Repeat verbatim, and only, the lines of the data below, beginning at the line that contains "Reproduce this chart with Plotly." and stopping after the line that contains "290, 297, 303]".

BEGIN DATA EXCERPTS

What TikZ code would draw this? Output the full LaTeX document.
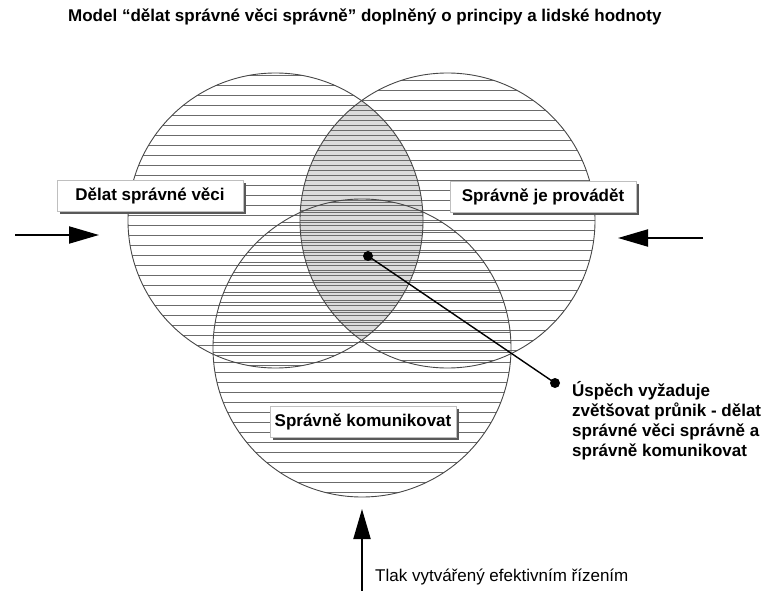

END DATA EXCERPTS
BEGIN DATA EXCERPTS

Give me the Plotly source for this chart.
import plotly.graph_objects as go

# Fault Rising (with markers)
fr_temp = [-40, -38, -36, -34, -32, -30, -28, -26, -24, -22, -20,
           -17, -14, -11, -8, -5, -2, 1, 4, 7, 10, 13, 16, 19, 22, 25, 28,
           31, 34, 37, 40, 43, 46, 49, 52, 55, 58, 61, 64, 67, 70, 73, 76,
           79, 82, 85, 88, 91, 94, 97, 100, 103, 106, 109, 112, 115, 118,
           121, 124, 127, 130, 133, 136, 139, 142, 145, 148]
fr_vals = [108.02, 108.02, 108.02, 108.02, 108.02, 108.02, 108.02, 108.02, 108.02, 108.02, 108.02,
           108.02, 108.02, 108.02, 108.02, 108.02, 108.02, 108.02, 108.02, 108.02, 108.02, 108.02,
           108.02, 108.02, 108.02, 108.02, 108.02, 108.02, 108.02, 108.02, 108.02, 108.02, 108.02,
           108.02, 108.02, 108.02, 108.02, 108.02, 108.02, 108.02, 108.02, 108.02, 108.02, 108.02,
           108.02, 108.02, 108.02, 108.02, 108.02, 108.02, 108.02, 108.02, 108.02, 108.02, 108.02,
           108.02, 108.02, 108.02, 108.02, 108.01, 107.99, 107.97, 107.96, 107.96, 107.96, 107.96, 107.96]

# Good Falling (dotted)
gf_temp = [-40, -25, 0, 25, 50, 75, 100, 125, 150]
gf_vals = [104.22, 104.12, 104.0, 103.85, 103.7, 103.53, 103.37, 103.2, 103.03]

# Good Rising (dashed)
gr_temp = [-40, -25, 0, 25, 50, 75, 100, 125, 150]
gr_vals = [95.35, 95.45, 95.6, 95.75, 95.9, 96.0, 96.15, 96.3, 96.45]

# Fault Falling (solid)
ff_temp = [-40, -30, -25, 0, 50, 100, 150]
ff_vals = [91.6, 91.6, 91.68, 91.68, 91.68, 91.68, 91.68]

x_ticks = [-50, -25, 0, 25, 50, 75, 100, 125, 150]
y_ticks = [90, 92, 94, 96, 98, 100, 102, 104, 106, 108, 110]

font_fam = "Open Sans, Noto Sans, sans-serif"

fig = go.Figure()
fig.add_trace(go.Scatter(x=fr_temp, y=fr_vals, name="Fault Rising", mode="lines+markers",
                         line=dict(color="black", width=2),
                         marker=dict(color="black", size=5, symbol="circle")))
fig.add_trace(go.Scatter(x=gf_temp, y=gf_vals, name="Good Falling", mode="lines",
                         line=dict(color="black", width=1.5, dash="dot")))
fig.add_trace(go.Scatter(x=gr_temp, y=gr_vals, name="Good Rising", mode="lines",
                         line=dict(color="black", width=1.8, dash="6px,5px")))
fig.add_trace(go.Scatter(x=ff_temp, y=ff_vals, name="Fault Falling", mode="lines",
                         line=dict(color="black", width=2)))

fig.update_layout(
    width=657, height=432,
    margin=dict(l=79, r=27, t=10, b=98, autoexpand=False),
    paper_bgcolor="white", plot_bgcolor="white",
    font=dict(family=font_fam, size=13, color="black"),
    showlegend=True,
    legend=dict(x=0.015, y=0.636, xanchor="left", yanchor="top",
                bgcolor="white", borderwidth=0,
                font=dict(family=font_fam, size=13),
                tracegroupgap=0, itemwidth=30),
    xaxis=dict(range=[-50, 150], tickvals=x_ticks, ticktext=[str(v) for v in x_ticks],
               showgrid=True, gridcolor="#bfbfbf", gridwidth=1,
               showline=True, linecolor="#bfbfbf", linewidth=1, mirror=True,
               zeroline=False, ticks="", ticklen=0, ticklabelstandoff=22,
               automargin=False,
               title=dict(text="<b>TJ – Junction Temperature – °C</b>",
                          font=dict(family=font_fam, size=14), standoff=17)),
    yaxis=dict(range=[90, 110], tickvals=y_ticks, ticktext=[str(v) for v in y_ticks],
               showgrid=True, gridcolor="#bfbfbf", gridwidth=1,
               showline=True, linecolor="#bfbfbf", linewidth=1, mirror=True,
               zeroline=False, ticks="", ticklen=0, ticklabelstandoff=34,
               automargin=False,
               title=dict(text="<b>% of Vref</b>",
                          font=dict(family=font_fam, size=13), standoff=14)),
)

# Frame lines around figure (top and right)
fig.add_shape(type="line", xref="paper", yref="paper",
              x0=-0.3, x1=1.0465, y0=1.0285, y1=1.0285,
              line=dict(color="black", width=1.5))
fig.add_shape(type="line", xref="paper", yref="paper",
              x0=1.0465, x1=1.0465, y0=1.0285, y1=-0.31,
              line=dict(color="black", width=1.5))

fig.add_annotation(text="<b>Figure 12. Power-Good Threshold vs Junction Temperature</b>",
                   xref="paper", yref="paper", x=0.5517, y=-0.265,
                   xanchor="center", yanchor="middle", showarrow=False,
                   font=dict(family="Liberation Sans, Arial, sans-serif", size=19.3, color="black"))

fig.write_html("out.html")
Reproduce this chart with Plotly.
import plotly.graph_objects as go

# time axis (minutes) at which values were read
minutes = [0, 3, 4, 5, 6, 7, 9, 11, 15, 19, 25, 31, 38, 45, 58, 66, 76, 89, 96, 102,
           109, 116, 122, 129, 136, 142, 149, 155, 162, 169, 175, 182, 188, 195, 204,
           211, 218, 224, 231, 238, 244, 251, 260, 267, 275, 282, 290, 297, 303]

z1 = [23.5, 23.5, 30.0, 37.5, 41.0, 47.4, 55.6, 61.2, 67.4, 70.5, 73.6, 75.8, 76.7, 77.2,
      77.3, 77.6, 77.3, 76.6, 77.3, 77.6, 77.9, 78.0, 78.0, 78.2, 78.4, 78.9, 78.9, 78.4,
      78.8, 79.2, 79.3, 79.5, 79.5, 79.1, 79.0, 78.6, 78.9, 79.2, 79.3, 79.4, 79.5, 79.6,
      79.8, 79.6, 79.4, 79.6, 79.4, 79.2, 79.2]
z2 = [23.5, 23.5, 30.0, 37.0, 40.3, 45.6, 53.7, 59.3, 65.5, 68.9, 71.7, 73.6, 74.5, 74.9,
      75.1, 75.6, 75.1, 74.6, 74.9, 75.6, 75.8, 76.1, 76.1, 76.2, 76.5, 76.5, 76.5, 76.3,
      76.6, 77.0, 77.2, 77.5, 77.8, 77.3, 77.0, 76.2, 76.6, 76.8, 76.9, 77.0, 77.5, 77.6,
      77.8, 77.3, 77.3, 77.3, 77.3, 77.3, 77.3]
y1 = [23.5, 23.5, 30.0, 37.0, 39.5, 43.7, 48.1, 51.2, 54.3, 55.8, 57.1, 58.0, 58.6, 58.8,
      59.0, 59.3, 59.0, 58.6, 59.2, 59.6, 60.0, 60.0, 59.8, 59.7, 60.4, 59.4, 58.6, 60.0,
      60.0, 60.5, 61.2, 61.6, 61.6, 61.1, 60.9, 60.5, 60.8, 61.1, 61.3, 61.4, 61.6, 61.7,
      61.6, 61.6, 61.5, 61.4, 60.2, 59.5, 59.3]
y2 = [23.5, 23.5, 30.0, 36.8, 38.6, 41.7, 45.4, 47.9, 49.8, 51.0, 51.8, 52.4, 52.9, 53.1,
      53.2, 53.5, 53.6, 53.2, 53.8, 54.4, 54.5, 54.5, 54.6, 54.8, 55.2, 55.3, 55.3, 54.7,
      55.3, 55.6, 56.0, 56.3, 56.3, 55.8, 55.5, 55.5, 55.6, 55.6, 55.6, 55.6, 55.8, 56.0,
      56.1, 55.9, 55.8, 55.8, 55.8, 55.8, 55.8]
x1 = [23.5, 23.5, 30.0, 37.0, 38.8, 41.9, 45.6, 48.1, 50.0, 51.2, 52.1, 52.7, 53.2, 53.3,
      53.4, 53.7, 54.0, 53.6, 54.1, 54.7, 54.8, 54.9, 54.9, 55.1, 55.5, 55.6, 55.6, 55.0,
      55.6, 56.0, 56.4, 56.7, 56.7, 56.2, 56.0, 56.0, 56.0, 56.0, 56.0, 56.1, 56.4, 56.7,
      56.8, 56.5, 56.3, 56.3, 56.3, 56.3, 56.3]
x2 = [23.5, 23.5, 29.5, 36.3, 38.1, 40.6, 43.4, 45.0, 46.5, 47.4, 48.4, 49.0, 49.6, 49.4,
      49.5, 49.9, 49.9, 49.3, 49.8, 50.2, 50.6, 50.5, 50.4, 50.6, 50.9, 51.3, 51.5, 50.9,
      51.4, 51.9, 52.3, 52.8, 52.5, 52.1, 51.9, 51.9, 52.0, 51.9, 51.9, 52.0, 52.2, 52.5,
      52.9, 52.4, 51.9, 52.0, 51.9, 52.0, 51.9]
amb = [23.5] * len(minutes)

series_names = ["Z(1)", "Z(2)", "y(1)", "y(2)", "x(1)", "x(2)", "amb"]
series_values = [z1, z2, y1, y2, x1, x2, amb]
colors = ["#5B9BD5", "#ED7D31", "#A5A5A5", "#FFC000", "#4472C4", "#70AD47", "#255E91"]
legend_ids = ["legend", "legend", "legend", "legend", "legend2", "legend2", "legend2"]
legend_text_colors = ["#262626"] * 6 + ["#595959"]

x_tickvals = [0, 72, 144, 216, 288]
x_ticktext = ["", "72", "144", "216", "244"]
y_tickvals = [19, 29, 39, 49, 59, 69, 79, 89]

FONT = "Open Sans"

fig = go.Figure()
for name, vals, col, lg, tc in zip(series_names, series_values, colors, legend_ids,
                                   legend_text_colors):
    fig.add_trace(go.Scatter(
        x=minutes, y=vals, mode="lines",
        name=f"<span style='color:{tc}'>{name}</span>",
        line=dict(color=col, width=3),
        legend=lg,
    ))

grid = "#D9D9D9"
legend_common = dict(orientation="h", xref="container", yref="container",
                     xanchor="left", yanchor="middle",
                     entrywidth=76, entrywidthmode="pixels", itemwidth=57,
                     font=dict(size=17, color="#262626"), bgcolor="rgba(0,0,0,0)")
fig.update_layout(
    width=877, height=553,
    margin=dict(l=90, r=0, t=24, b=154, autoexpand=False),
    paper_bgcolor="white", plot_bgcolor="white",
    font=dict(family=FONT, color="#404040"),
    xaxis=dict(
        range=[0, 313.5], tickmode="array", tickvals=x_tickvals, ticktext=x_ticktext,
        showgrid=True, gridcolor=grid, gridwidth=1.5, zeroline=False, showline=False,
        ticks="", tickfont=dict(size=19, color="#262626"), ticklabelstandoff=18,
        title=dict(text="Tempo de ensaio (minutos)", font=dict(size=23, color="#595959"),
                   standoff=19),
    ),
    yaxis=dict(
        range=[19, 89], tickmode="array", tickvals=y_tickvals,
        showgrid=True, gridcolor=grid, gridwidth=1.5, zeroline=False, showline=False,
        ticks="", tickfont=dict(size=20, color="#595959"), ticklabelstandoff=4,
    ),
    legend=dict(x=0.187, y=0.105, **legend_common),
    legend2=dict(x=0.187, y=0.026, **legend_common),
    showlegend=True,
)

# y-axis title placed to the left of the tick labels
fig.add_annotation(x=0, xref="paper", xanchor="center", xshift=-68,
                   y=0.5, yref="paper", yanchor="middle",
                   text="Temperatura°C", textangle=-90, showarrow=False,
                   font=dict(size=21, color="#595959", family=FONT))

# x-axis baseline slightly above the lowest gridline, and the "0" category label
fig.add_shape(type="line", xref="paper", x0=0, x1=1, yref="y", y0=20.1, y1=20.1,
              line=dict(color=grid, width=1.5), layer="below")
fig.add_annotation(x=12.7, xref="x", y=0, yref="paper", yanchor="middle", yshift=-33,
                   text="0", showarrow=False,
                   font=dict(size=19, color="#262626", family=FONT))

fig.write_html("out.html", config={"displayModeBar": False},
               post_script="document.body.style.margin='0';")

END DATA EXCERPTS
BEGIN DATA EXCERPTS

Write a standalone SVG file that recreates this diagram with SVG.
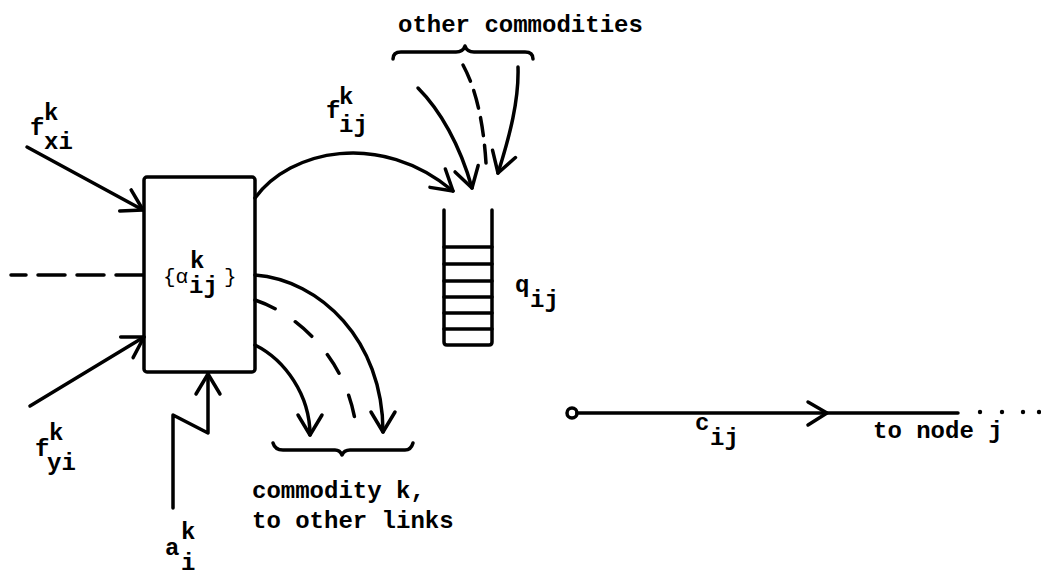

END DATA EXCERPTS

CORRECT OUTPUT:
Reproduce this chart with Plotly.
import plotly.graph_objects as go

# time axis (minutes) at which values were read
minutes = [0, 3, 4, 5, 6, 7, 9, 11, 15, 19, 25, 31, 38, 45, 58, 66, 76, 89, 96, 102,
           109, 116, 122, 129, 136, 142, 149, 155, 162, 169, 175, 182, 188, 195, 204,
           211, 218, 224, 231, 238, 244, 251, 260, 267, 275, 282, 290, 297, 303]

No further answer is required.